What Investors Should Watch Next

  • The fund’s distribution coverage in upcoming reports, to gauge how much of the $0.10 monthly payout is funded by income versus return of capital.
  • The premium or discount to NAV, which signals whether the market is paying up for or marking down CHY’s shares.
  • The trajectory of short-term interest rates, given their direct effect on the cost of the fund’s leverage.
  • Credit conditions in the high-yield market, including default rates and spread movements that affect the bond sleeve.
  • Any change to the managed distribution policy or the monthly rate, which would reset the income calculus.
  • The performance of convertible securities relative to broader equities, a key driver of the fund’s total return.
  • Confirmed dates for future distributions, including each ex-dividend date and payment date, to keep an income calendar current.

Balanced Verdict

The Calamos Convertible and High Income Fund offers income investors a steady monthly distribution of $0.10 per share, or $1.20 annually, drawn from a portfolio that combines convertible securities and high-yield bonds.
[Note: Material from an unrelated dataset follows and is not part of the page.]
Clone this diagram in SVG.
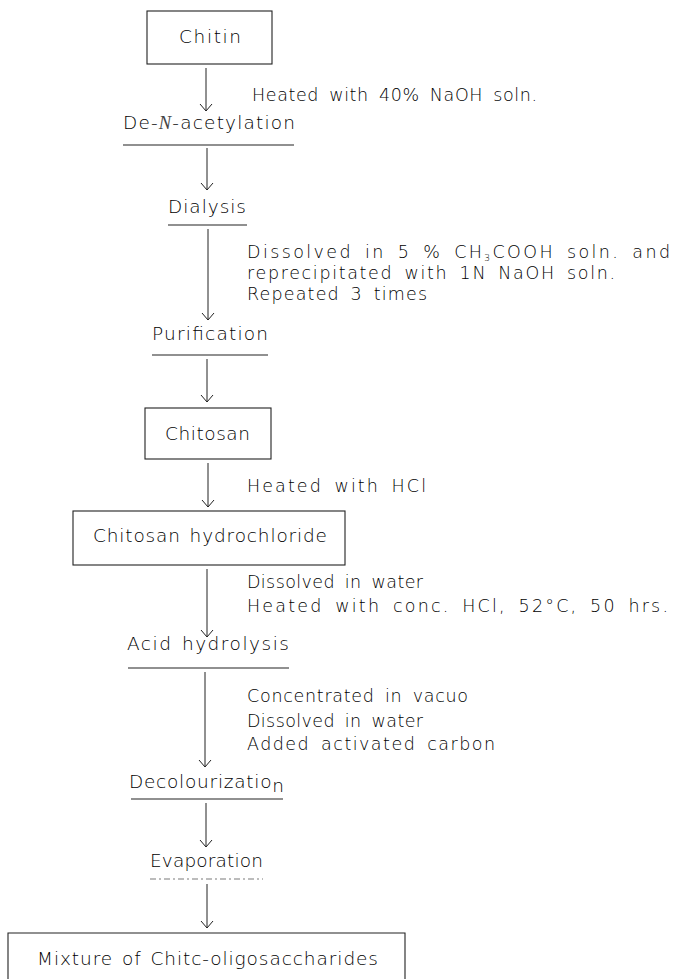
<svg xmlns="http://www.w3.org/2000/svg" width="676" height="979" viewBox="0 0 676 979">
<style>
text{font-family:"DejaVu Sans","Open Sans",sans-serif;font-weight:200;fill:#000;}
.lb{font-size:18.5px;word-spacing:2px;}
.an{font-size:17.5px;word-spacing:4px;}
.it{font-family:"Liberation Serif",serif;font-style:italic;font-weight:400;fill:#444;}
.box{fill:none;stroke:#222;stroke-width:1.1;}
.ul{stroke:#222;stroke-width:1.1;}
.ar{stroke:#222;stroke-width:1;fill:none;}
</style>
<defs>
<marker id="ah" viewBox="-9 -7 10 14" markerWidth="10" markerHeight="14" refX="0" refY="0" orient="auto" markerUnits="userSpaceOnUse">
<path d="M-7,-6 L0,0 L-7,6" fill="none" stroke="#222" stroke-width="1"/>
</marker>
</defs>
<rect width="676" height="979" fill="#fff"/>

<g id="chitin">
<rect class="box" x="147" y="11" width="125" height="53"/>
<text class="lb" x="179" y="43" textLength="62" lengthAdjust="spacing">Chitin</text>
</g>

<g id="deacetylation">
<text class="lb" x="123" y="129" textLength="172" lengthAdjust="spacing">De-<tspan class="it">N</tspan>-acetylation</text>
<line class="ul" x1="123" y1="145" x2="294" y2="145"/>
</g>

<g id="dialysis">
<text class="lb" x="168" y="213" textLength="78" lengthAdjust="spacing">Dialysis</text>
<line class="ul" x1="168" y1="225" x2="247" y2="225"/>
</g>

<g id="purification">
<text class="lb" x="152" y="340" textLength="116" lengthAdjust="spacing">Purification</text>
<line class="ul" x1="152" y1="355" x2="268" y2="355"/>
</g>

<g id="chitosan">
<rect class="box" x="145" y="408" width="126" height="51"/>
<text class="lb" x="165" y="440" textLength="85" lengthAdjust="spacing">Chitosan</text>
</g>

<g id="chitosan-hydrochloride">
<rect class="box" x="73" y="511" width="272" height="54"/>
<text class="lb" x="93" y="542" textLength="234" lengthAdjust="spacing">Chitosan hydrochloride</text>
</g>

<g id="acid-hydrolysis">
<text class="lb" x="127" y="650" textLength="162" lengthAdjust="spacing">Acid hydrolysis</text>
<line class="ul" x1="128" y1="668" x2="289" y2="668"/>
</g>

<g id="decolourization">
<text class="lb" x="129" y="788" textLength="155" lengthAdjust="spacing">Decolourizatio<tspan dy="4">n</tspan></text>
<line class="ul" x1="131" y1="799" x2="283" y2="799"/>
</g>

<g id="evaporation">
<text class="lb" x="150" y="867" textLength="113" lengthAdjust="spacing">Evaporation</text>
<line class="ul" x1="150" y1="879" x2="263" y2="879" stroke-dasharray="6 3 2 3" stroke-opacity="0.6"/>
</g>

<g id="mixture">
<path class="box" d="M8,985 V933 H405 V985"/>
<text class="lb" x="37" y="965" textLength="341" lengthAdjust="spacing">Mixture of Chitc-oligosaccharides</text>
</g>

<g id="connectors">
<line class="ar" x1="206" y1="68" x2="206" y2="111" marker-end="url(#ah)"/>
<line class="ar" x1="207" y1="148" x2="207" y2="190" marker-end="url(#ah)"/>
<line class="ar" x1="208" y1="229" x2="208" y2="320" marker-end="url(#ah)"/>
<line class="ar" x1="207" y1="359" x2="207" y2="402" marker-end="url(#ah)"/>
<line class="ar" x1="208" y1="463" x2="208" y2="507" marker-end="url(#ah)"/>
<line class="ar" x1="207" y1="569" x2="207" y2="637" marker-end="url(#ah)"/>
<line class="ar" x1="205" y1="672" x2="205" y2="767" marker-end="url(#ah)"/>
<line class="ar" x1="206" y1="803" x2="206" y2="847" marker-end="url(#ah)"/>
<line class="ar" x1="207" y1="884" x2="207" y2="928" marker-end="url(#ah)"/>
</g>

<g id="annotations">
<text class="an" x="252" y="101" textLength="285" lengthAdjust="spacing">Heated with 40% NaOH soln.</text>
<text class="an" x="247" y="258" textLength="423" lengthAdjust="spacing">Dissolved in 5 % CH<tspan font-size="9" dy="3">3</tspan><tspan dy="-3">COOH soln. and</tspan></text>
<text class="an" x="247" y="279" textLength="368" lengthAdjust="spacing">reprecipitated with 1N NaOH soln.</text>
<text class="an" x="247" y="300" textLength="180" lengthAdjust="spacing">Repeated 3 times</text>
<text class="an" x="247" y="492" textLength="179" lengthAdjust="spacing">Heated with HCl</text>
<text class="an" x="247" y="588" textLength="176" lengthAdjust="spacing">Dissolved in water</text>
<text class="an" x="247" y="612" textLength="421" lengthAdjust="spacing">Heated with conc. HCl, 52°C, 50 hrs.</text>
<text class="an" x="247" y="702" textLength="221" lengthAdjust="spacing">Concentrated in vacuo</text>
<text class="an" x="247" y="727" textLength="176" lengthAdjust="spacing">Dissolved in water</text>
<text class="an" x="247" y="750" textLength="248" lengthAdjust="spacing">Added activated carbon</text>
</g>
</svg>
The arrival of the June ex-dividend date is a reminder of the fund’s reliable cadence and its appeal to those who prize regular cash flow.

On the positive side, the fund’s blended strategy provides both income and a path to capital appreciation, and its managed distribution policy delivers the consistency that monthly income seekers value. The use of leverage can enhance the payout when conditions cooperate.

On the cautionary side, the same leverage, the credit exposure of the high-yield sleeve, and the potential for return of capital all introduce risks to the durability of the distribution. The headline yield, while attractive, must be weighed against the sustainability of its sources and the fund’s premium or discount to NAV.

The balanced view is that CHY can serve as a meaningful income holding for investors who understand its mechanics and accept its risks, but it warrants ongoing attention rather than passive assumption. This is analysis, not a recommendation, and no investor should treat the fund’s history as a promise of its future.